According to Ulysses, Wael Salamah, a pimp working with paramilitary forces, was at the ready nearby. He put Jacquier in a taxi instead of an ambulance and stayed with him to make sure he died.

“Salamah’s preplanned role was to make sure Jacquier did not survive and he did not,” said Ulysses, who has been given refuge in a third country and debriefed by multiple security agencies. “The government then circulated a fabricated story that rebel forces had killed him.”

In Colvin’s assassination, Ulysses said, the government used both traditional electronic intercepts and a mobile satellite tracking device mounted on a vehicle that drove around the Baba Amr neighborhood, homing in on Colvin’s whereabouts before the attack.

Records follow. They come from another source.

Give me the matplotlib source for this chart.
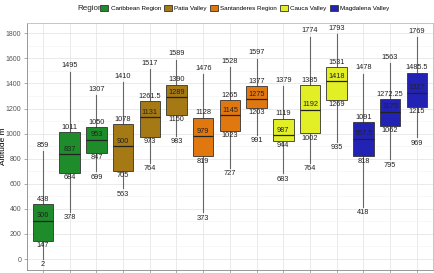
import numpy as np
import matplotlib.pyplot as plt
from matplotlib.patches import Patch

plt.rcParams['font.family'] = ['Liberation Sans', 'DejaVu Sans']

regions = ['Caribbean Region', 'Patia Valley', 'Santanderes Region', 'Cauca Valley', 'Magdalena Valley']
colors = ['#1f8c2c', '#a57a15', '#e0780f', '#e2ee26', '#2222b5']

# five-number summaries, 3 boxes per region
mins = [2, 378, 699, 563, 764, 983, 373, 727, 991, 683, 764, 935, 418, 795, 969]
q1s = [147, 684, 847, 705, 973, 1150, 819, 1023, 1203, 944, 1002, 1269, 818, 1062, 1215]
meds = [306, 837, 953, 900, 1131, 1289, 979, 1145, 1275, 987, 1192, 1418, 957.5, 1175, 1327]
q3s = [438, 1011, 1050, 1078, 1261.5, 1390, 1128, 1265, 1377, 1119, 1385, 1531, 1091, 1272.25, 1485.5]
maxs = [859, 1495, 1307, 1410, 1517, 1589, 1476, 1528, 1597, 1379, 1774, 1793, 1478, 1563, 1769]

fig = plt.figure(figsize=(4.35, 2.73), dpi=100)
ax = fig.add_axes([0.062, 0.011, 0.933, 0.905])

stats = []
for i in range(len(mins)):
    stats.append(dict(whislo=mins[i], q1=q1s[i], med=meds[i], q3=q3s[i], whishi=maxs[i], fliers=[]))
pos = np.arange(1, len(mins) + 1)
bp = ax.bxp(stats, positions=pos, widths=0.77, patch_artist=True, showcaps=False,
            boxprops=dict(linewidth=0.6, edgecolor='#333333'),
            whiskerprops=dict(color='#666666', linewidth=0.8),
            medianprops=dict(color='#222222', linewidth=0.9))
for i, b in enumerate(bp['boxes']):
    b.set_facecolor(colors[i // 3])
    b.set_zorder(3)
for m in bp['medians']:
    m.set_zorder(4)

def fmt(v):
    return ('%g' % v)

fs = 5.3
for i, p in enumerate(pos):
    ax.text(p, mins[i] - 18, fmt(mins[i]), ha='center', va='top', fontsize=fs, color='#222222', zorder=5)
    ax.text(p, q1s[i] - 10, fmt(q1s[i]), ha='center', va='top', fontsize=fs, color='#222222', zorder=5)
    ax.text(p, meds[i] + 12, fmt(meds[i]), ha='center', va='bottom', fontsize=fs, color='#222222', zorder=5)
    ax.text(p, q3s[i] + 10, fmt(q3s[i]), ha='center', va='bottom', fontsize=fs, color='#222222', zorder=5)
    ax.text(p, maxs[i] + 18, fmt(maxs[i]), ha='center', va='bottom', fontsize=fs, color='#222222', zorder=5)

ax.set_xlim(0.4, 15.6)
ax.set_ylim(-87.5, 1882.5)
ax.set_yticks(np.arange(0, 1801, 200))
ax.set_yticks(np.arange(100, 1801, 200), minor=True)
ax.set_xticks(pos)
ax.set_xticklabels([])
ax.grid(which='major', color='#e6e6e6', linewidth=0.6)
ax.grid(which='minor', color='#f2f2f2', linewidth=0.4)
ax.set_axisbelow(True)
ax.tick_params(axis='both', which='major', length=2.5, width=0.5, color='#888888', labelsize=5.0, labelcolor='#555555', pad=1.5)
ax.tick_params(axis='y', which='minor', length=0)
for s in ax.spines.values():
    s.set_color('#bbbbbb')
    s.set_linewidth(0.6)
ax.spines['left'].set_color('#888888')
ax.spines['bottom'].set_color('#888888')
ax.set_ylabel('Altitude m', fontsize=6.0, labelpad=1)
ax.yaxis.set_label_coords(-0.049, 0.5)

# legend across the top, title to the left
fig.text(77 / 435, 1 - 8 / 273, 'Region', fontsize=5.8, ha='left', va='center', color='#222222')
handles = [Patch(facecolor=c, edgecolor='#333333', linewidth=0.6) for c in colors]
fig.legend(handles, regions, loc='center left', bbox_to_anchor=(100 / 435, 1 - 8 / 273), ncol=5,
           frameon=False, fontsize=4.5, handlelength=1.3, handleheight=1.2,
           handletextpad=0.4, columnspacing=0.45, borderaxespad=0, borderpad=0)

fig.savefig('out.png', dpi=100)
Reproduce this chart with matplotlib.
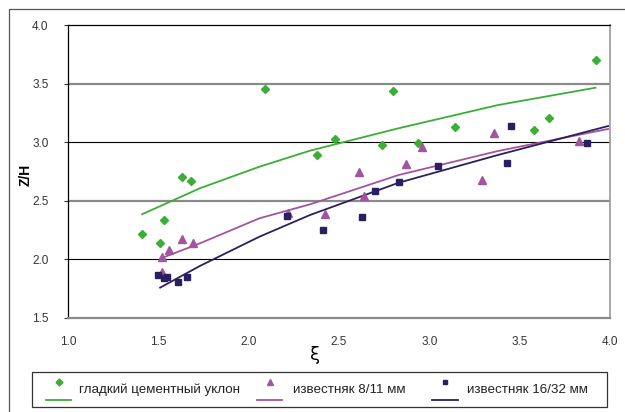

Another defector, Abdel Majid Barakat, who describes himself as an intelligence officer with access to daily field reports and notes from Assad at high-level security meetings, said Syrian officials unsuccessfully tried to pressure an Arab League observer with access to the media center to tell them exactly where it was.

Barakat also made clear that Assad considered media activists who made YouTube videos of the situation on the ground and helped foreign journalists surreptitiously report from inside the country “the greatest threat to the regime,” more dangerous even than protesters. Shutting them down was one of his top priorities. More than 100 journalists, most of them Syrian, have been killed in Syria since the war began.

In one of Colvin’s last broadcasts, she invited viewers to watch with her as a 2-year-old died in a basement from shrapnel wounds. The regime’s claim it was only targeting combatants was “a complete and utter lie,” Colvin told CNN’s Anderson Cooper in her last broadcast before she was killed. “The Syrian army is simply shelling a city of cold and starving civilians.”